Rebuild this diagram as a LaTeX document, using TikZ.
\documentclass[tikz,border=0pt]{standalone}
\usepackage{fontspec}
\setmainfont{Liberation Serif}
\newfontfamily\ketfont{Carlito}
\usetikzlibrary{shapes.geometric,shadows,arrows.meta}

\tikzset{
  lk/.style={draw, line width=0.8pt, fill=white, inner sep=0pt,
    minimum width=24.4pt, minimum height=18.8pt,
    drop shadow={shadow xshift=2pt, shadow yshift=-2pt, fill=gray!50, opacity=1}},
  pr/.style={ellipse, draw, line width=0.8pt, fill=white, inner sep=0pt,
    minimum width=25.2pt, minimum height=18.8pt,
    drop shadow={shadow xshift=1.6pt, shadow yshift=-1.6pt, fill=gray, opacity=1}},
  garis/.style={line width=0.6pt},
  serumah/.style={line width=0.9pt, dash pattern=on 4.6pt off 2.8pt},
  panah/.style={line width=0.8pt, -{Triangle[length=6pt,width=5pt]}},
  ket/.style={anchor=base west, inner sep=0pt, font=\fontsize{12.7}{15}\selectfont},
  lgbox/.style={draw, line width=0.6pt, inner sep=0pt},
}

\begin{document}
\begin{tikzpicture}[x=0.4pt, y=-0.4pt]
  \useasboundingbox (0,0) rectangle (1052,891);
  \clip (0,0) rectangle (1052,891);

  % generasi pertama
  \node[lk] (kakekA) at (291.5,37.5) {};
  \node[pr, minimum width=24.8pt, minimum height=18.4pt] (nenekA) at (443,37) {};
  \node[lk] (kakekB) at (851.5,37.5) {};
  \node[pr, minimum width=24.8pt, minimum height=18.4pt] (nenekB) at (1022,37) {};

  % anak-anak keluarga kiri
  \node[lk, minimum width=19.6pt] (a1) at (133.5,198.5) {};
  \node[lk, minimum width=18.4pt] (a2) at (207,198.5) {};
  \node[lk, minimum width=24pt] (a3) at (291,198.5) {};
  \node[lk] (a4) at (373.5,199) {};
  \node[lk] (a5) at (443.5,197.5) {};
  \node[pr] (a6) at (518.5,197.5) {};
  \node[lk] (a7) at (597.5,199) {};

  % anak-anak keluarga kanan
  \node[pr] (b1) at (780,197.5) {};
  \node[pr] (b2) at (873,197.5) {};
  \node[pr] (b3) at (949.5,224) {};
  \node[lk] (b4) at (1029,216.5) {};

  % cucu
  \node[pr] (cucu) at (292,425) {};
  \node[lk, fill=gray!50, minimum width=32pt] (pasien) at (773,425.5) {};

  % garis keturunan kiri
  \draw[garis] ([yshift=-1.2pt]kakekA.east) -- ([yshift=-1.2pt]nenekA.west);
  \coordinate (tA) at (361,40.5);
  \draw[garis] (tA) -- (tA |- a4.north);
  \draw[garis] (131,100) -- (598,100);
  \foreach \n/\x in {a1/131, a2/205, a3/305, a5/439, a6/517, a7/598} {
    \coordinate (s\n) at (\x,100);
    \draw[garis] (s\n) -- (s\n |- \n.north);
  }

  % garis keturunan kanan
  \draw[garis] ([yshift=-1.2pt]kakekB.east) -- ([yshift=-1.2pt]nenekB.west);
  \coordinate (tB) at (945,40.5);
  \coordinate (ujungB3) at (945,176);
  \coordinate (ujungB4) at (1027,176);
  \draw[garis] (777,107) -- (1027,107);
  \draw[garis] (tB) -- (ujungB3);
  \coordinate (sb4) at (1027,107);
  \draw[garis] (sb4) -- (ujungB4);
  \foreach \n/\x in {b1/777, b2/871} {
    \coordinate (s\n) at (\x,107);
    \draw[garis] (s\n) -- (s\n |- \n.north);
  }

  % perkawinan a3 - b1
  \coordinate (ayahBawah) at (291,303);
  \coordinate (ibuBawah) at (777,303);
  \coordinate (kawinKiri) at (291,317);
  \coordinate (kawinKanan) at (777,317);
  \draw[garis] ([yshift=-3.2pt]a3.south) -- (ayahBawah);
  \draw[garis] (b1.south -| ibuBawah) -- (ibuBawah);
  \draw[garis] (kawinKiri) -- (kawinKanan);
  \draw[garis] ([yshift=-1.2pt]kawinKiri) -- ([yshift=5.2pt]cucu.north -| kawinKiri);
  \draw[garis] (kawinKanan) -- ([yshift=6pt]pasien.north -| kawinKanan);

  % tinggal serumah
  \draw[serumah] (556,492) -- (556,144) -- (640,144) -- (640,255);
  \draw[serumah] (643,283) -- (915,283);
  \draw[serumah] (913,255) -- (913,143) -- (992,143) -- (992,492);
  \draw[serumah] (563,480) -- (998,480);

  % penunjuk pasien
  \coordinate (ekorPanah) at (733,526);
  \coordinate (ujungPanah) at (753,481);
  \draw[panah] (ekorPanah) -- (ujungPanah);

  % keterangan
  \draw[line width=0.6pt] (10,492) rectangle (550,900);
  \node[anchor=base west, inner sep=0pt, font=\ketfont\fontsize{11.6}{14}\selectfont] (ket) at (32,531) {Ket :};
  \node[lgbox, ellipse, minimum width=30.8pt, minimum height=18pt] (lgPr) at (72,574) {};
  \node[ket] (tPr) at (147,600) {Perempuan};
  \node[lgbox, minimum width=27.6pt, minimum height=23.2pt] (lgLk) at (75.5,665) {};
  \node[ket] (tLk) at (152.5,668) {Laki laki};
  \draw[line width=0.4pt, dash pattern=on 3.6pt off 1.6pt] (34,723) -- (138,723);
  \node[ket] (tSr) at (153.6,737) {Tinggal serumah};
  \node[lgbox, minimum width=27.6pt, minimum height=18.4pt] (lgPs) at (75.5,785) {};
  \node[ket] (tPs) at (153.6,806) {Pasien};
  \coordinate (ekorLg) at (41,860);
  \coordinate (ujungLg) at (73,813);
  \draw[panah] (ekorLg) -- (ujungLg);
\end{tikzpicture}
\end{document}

__PROBLEM REQUIREMENTS__: Your task is to print the whole listing again exactly.

__ANSWER IN FULL__:
Rebuild this diagram as a LaTeX document, using TikZ.
\documentclass[tikz,border=0pt]{standalone}
\usepackage{fontspec}
\setmainfont{Liberation Serif}
\newfontfamily\ketfont{Carlito}
\usetikzlibrary{shapes.geometric,shadows,arrows.meta}

\tikzset{
  lk/.style={draw, line width=0.8pt, fill=white, inner sep=0pt,
    minimum width=24.4pt, minimum height=18.8pt,
    drop shadow={shadow xshift=2pt, shadow yshift=-2pt, fill=gray!50, opacity=1}},
  pr/.style={ellipse, draw, line width=0.8pt, fill=white, inner sep=0pt,
    minimum width=25.2pt, minimum height=18.8pt,
    drop shadow={shadow xshift=1.6pt, shadow yshift=-1.6pt, fill=gray, opacity=1}},
  garis/.style={line width=0.6pt},
  serumah/.style={line width=0.9pt, dash pattern=on 4.6pt off 2.8pt},
  panah/.style={line width=0.8pt, -{Triangle[length=6pt,width=5pt]}},
  ket/.style={anchor=base west, inner sep=0pt, font=\fontsize{12.7}{15}\selectfont},
  lgbox/.style={draw, line width=0.6pt, inner sep=0pt},
}

\begin{document}
\begin{tikzpicture}[x=0.4pt, y=-0.4pt]
  \useasboundingbox (0,0) rectangle (1052,891);
  \clip (0,0) rectangle (1052,891);

  % generasi pertama
  \node[lk] (kakekA) at (291.5,37.5) {};
  \node[pr, minimum width=24.8pt, minimum height=18.4pt] (nenekA) at (443,37) {};
  \node[lk] (kakekB) at (851.5,37.5) {};
  \node[pr, minimum width=24.8pt, minimum height=18.4pt] (nenekB) at (1022,37) {};

  % anak-anak keluarga kiri
  \node[lk, minimum width=19.6pt] (a1) at (133.5,198.5) {};
  \node[lk, minimum width=18.4pt] (a2) at (207,198.5) {};
  \node[lk, minimum width=24pt] (a3) at (291,198.5) {};
  \node[lk] (a4) at (373.5,199) {};
  \node[lk] (a5) at (443.5,197.5) {};
  \node[pr] (a6) at (518.5,197.5) {};
  \node[lk] (a7) at (597.5,199) {};

  % anak-anak keluarga kanan
  \node[pr] (b1) at (780,197.5) {};
  \node[pr] (b2) at (873,197.5) {};
  \node[pr] (b3) at (949.5,224) {};
  \node[lk] (b4) at (1029,216.5) {};

  % cucu
  \node[pr] (cucu) at (292,425) {};
  \node[lk, fill=gray!50, minimum width=32pt] (pasien) at (773,425.5) {};

  % garis keturunan kiri
  \draw[garis] ([yshift=-1.2pt]kakekA.east) -- ([yshift=-1.2pt]nenekA.west);
  \coordinate (tA) at (361,40.5);
  \draw[garis] (tA) -- (tA |- a4.north);
  \draw[garis] (131,100) -- (598,100);
  \foreach \n/\x in {a1/131, a2/205, a3/305, a5/439, a6/517, a7/598} {
    \coordinate (s\n) at (\x,100);
    \draw[garis] (s\n) -- (s\n |- \n.north);
  }

  % garis keturunan kanan
  \draw[garis] ([yshift=-1.2pt]kakekB.east) -- ([yshift=-1.2pt]nenekB.west);
  \coordinate (tB) at (945,40.5);
  \coordinate (ujungB3) at (945,176);
  \coordinate (ujungB4) at (1027,176);
  \draw[garis] (777,107) -- (1027,107);
  \draw[garis] (tB) -- (ujungB3);
  \coordinate (sb4) at (1027,107);
  \draw[garis] (sb4) -- (ujungB4);
  \foreach \n/\x in {b1/777, b2/871} {
    \coordinate (s\n) at (\x,107);
    \draw[garis] (s\n) -- (s\n |- \n.north);
  }

  % perkawinan a3 - b1
  \coordinate (ayahBawah) at (291,303);
  \coordinate (ibuBawah) at (777,303);
  \coordinate (kawinKiri) at (291,317);
  \coordinate (kawinKanan) at (777,317);
  \draw[garis] ([yshift=-3.2pt]a3.south) -- (ayahBawah);
  \draw[garis] (b1.south -| ibuBawah) -- (ibuBawah);
  \draw[garis] (kawinKiri) -- (kawinKanan);
  \draw[garis] ([yshift=-1.2pt]kawinKiri) -- ([yshift=5.2pt]cucu.north -| kawinKiri);
  \draw[garis] (kawinKanan) -- ([yshift=6pt]pasien.north -| kawinKanan);

  % tinggal serumah
  \draw[serumah] (556,492) -- (556,144) -- (640,144) -- (640,255);
  \draw[serumah] (643,283) -- (915,283);
  \draw[serumah] (913,255) -- (913,143) -- (992,143) -- (992,492);
  \draw[serumah] (563,480) -- (998,480);

  % penunjuk pasien
  \coordinate (ekorPanah) at (733,526);
  \coordinate (ujungPanah) at (753,481);
  \draw[panah] (ekorPanah) -- (ujungPanah);

  % keterangan
  \draw[line width=0.6pt] (10,492) rectangle (550,900);
  \node[anchor=base west, inner sep=0pt, font=\ketfont\fontsize{11.6}{14}\selectfont] (ket) at (32,531) {Ket :};
  \node[lgbox, ellipse, minimum width=30.8pt, minimum height=18pt] (lgPr) at (72,574) {};
  \node[ket] (tPr) at (147,600) {Perempuan};
  \node[lgbox, minimum width=27.6pt, minimum height=23.2pt] (lgLk) at (75.5,665) {};
  \node[ket] (tLk) at (152.5,668) {Laki laki};
  \draw[line width=0.4pt, dash pattern=on 3.6pt off 1.6pt] (34,723) -- (138,723);
  \node[ket] (tSr) at (153.6,737) {Tinggal serumah};
  \node[lgbox, minimum width=27.6pt, minimum height=18.4pt] (lgPs) at (75.5,785) {};
  \node[ket] (tPs) at (153.6,806) {Pasien};
  \coordinate (ekorLg) at (41,860);
  \coordinate (ujungLg) at (73,813);
  \draw[panah] (ekorLg) -- (ujungLg);
\end{tikzpicture}
\end{document}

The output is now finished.